- League: Negro National League
- Ballpark: Mack Park
- City: Detroit
- Record: 38–46–1 (.453)
- Owners: Tenny Blount
- Managers: Pete Hill

= 1921 Detroit Stars season =

The 1921 Detroit Stars baseball team competed in the Negro National League (NNL) during the 1921 baseball season. The Stars compiled a 38–46–1 record and finished fifth in the NNL.

The Stars played their home games at Mack Park located on the east side of Detroit, about four miles from downtown, at the southeast corner of Fairview Ave. and Mack Ave. The team was owned by Tenny Blount and led by player-manager Pete Hill.

==Key players==
===Position players===
Second baseman Frank Warfield appeared in 80 games and compiled a .264 batting average. He also tallied 38 walks, boosting his on-base percentage to .346. He led the team with 65 runs scored, 13 stolen bases, and six triples.

Shortstop Bill Riggins appeared in 80 games, compiled a .305 batting average, and led the team with 99 hits, 21 doubles, and 44 RBIs.

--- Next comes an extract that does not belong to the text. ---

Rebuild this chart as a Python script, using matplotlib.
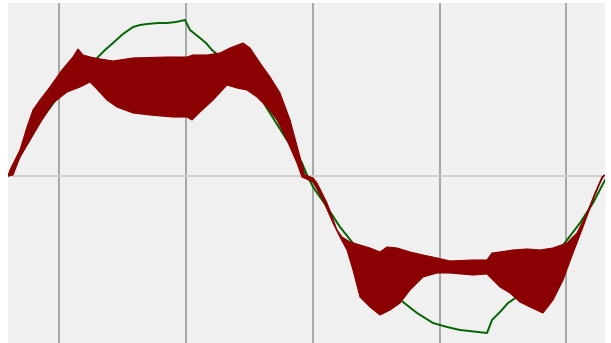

Player-manager Pete Hill played right field and appeared in 61 games. He led the team with a .337 batting average, .433 on-base percentage, .667 slugging percentage, 44 RBIs, six triples, and six times hit by pitch. Hill was inducted into the Baseball Hall of Fame in 2006.

First baseman Edgar Wesley appeared in 57 games and compiled a .318 batting average, .384 on-base percentage, and .514 slugging percentage. He led the team with nine home runs.

Third baseman Johnson Hill and compiled a .278 batting average with 69 hits and 18 extra-base hits.

Catcher Bruce Petway appeared in 63 games and compiled a .301 batting average with 68 hits.

===Pitchers===
Bill Holland appeared in 31 games, 19 as a starter, and compiled a 13–12 record with a 3.45 earned run average (ERA).

Bill Force appeared in 33 games, 22 as a starter, and compiled a 12–10 record with a 3.94 ERA.

Bill Gatewood appeared in 21 games, 16 as a starter, compiled a 6–7 record, and led the team with a 2.97 ERA. Gatewood also performed well at the plate, compiling a .333 batting average, .377 on-base percentage, and .474 slugging percentage.

Andy Cooper appeared in 27 games, 19 as a starter, and compiled a 6–9 record with a 4.65 ERA.